In 2014, both Apple and Facebook received media attention for their announcements that they would pay to freeze U.S.-based employees’ eggs. Apple announced it as a new dimension to their support for infertility treatments. The move was met with mixed reviews by the media. NBC News praised it as a “game-changing perk,” but The Guardian denounced it as “unreasonable and illogical.” Supporters of the policy argue that it gives female employees more flexibility in their decision to have children. Critics claim that the policy sends the wrong message, implying that if female employees want to succeed at work, they need to delay motherhood.
It is important to look not only at a company’s maternity leave policies, but at their parental and family leave policies as well. Studies of maternity and motherhood-related policies in other countries, like a mandated child care law in Chile and a reduced hours law in Spain, have shown that offering parental benefits only to women can lead to a decrease in salary and promotion rates of all women at a company, even those who don’t take advantage of them. One approach to combating these negative effects could be making these policies gender-neutral. This would allow for men to take advantage of these policies and reduce gender-discriminatory practices.
Hiring, Promotions and Pay
Facebook has received attention for its hiring point system. Facebook’s recruiters receive points for new hires, but based on the new recruits’ diversity, it can earn recruiters more points. White or Asian males only count for one point, whereas black, Hispanic, or female new hires count for two points. Higher point totals can lead to good performance reviews and bonuses for recruiters. This system incentivizes the creation of a more diverse workforce.
At Google, employee studies showed that women were less likely than men to submit their names for promotions. After Google brought this information to the attention of women employees, this discrepancy disappeared. Google now prides itself in the fact that they promote women and men at the same rates.

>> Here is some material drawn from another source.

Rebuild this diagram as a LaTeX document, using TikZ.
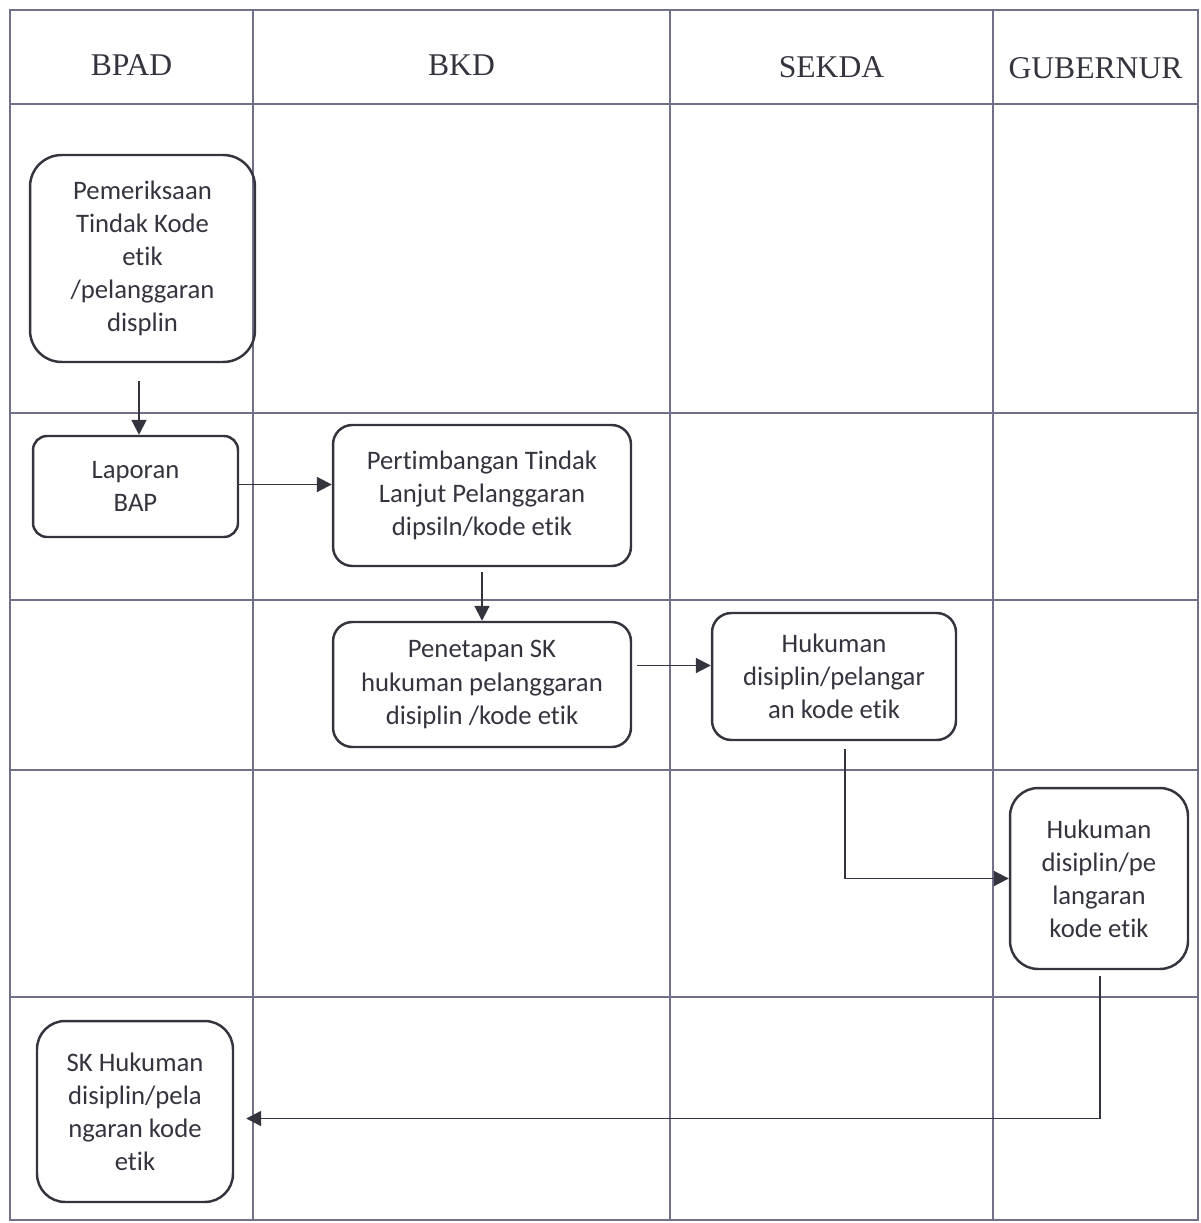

In August 2016, Apple announced plans to increase hiring of women and minorities. During the same announcement, they celebrated their official elimination of all gender pay gaps within the company. To maintain this, they have pledged to analyze and correct any gaps as they may arise in the future.
Amazon has also addressed its pay gap. Amazon boasts that women earn 99.9 percent of men’s salaries, explaining that the percentage fluctuates annually, so that it may not always reach a perfect 100 percent. However, Amazon has received criticism on its diversity reports for not including statistics on the percentage of women who make up their tech workforce. This discrepancy has led media to question whether Amazon has something to hide. Until Amazon releases more information, there is no way to know the state of female representation in their tech workforce.
What Does This Mean?
When compared to national averages, women are not as well-represented in the top tech companies. However, these companies provide benefits and services to their women and employees that are above and beyond the norm. Nonetheless, as the anecdotal experiences of the women at Apple, Facebook, and Microsoft have shown, a company can offer great benefits while still tolerating a discriminatory workplace environment.
Regardless, these companies need to develop new strategies to address low women’s representation. Only time will tell how future policy, research, and incentives will impact women’s employment in the tech workforce.